Returning to North Africa proper, although we anticipate further interest and potential growth in FDI, for that to happen, the Maghreb needs a different direction and serious reforms have to be undertaken. And that’s where we see the bad news. The Maghreb suffers from at least three ills that continue to slow any economic progress. Bureaucratic obstacles continue to dominate day-to-day life. Whether it is a citizen looking to renew a national identification card or an entrepreneur seeking to start a business, the administrative hurdles are so big that attempts to make progress often collapse and fail to succeed. Opening, managing and closing a business require major efforts at substantial cost and are a direct source of corruption. The second obstacle linked to the first is a banking system that virtually does not exist in many regions but starting to make good inroads in Morocco. Without a function credit system, there is no economy and that’s where we are today. Finally for all of that work, there has to be also a functional justice system. Courts and tribunals should be seen as places where the right judgments and decisions are made. Sadly again, none of this is happening.
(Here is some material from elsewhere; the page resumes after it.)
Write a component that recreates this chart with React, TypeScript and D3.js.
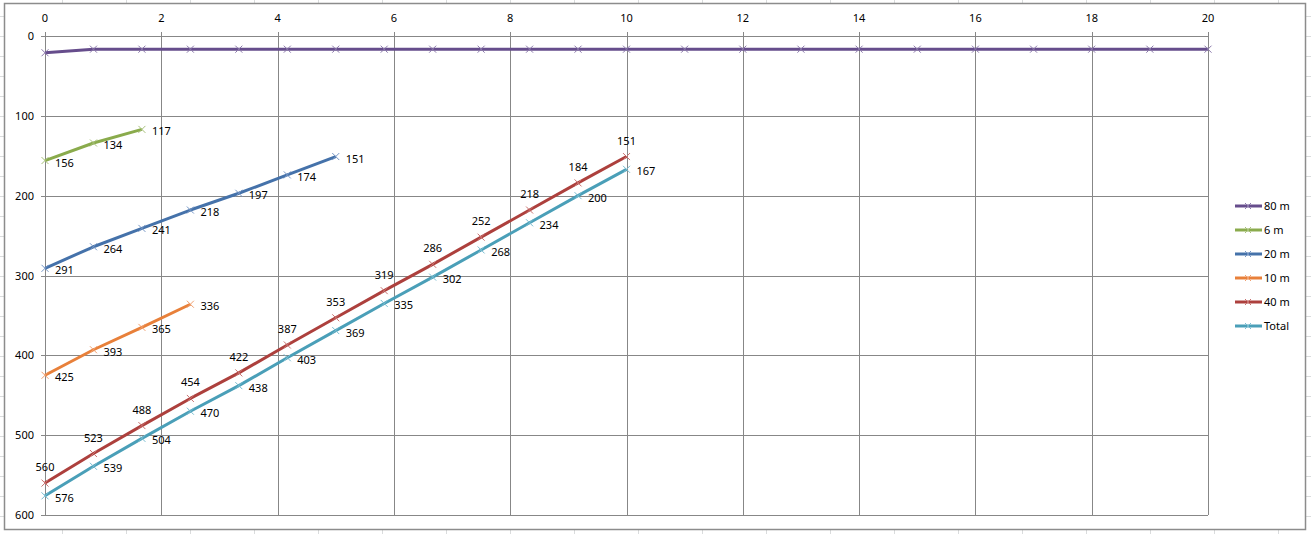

What does all that mean? It means North Africa is not a competitive region. According to the UN’s Doing Business, with the exception of Tunisia’s 55th position in the global rank of ‘Doing Business’, everyone else is ranked above 100th, with Mauritania being the worst offender. Simply put: North Africa is not competitive and that’s why the region boasts among the highest unemployment rates in the world. All of those factors are linked and we are stuck because a lack of leadership and political will to move things forward.
In 2011, we do expect some progress but those changes will be incremental. The projected economic growth as measured in GDP will remain positive, and certainly better than OECD’s, but not enough to absorb unemployment and create a sustained economy. What does the region need to do? The answer is not rocket science: as long as the authorities and governments are entrenched in their unwillingness to dismantle bad bureaucracies, punish those fueling bribery, and prevent business and job creation, we will go nowhere. Until the governments decide on a serious reform program, forget about progress.
Until then, best wishes to our readers and enjoy the year-end break.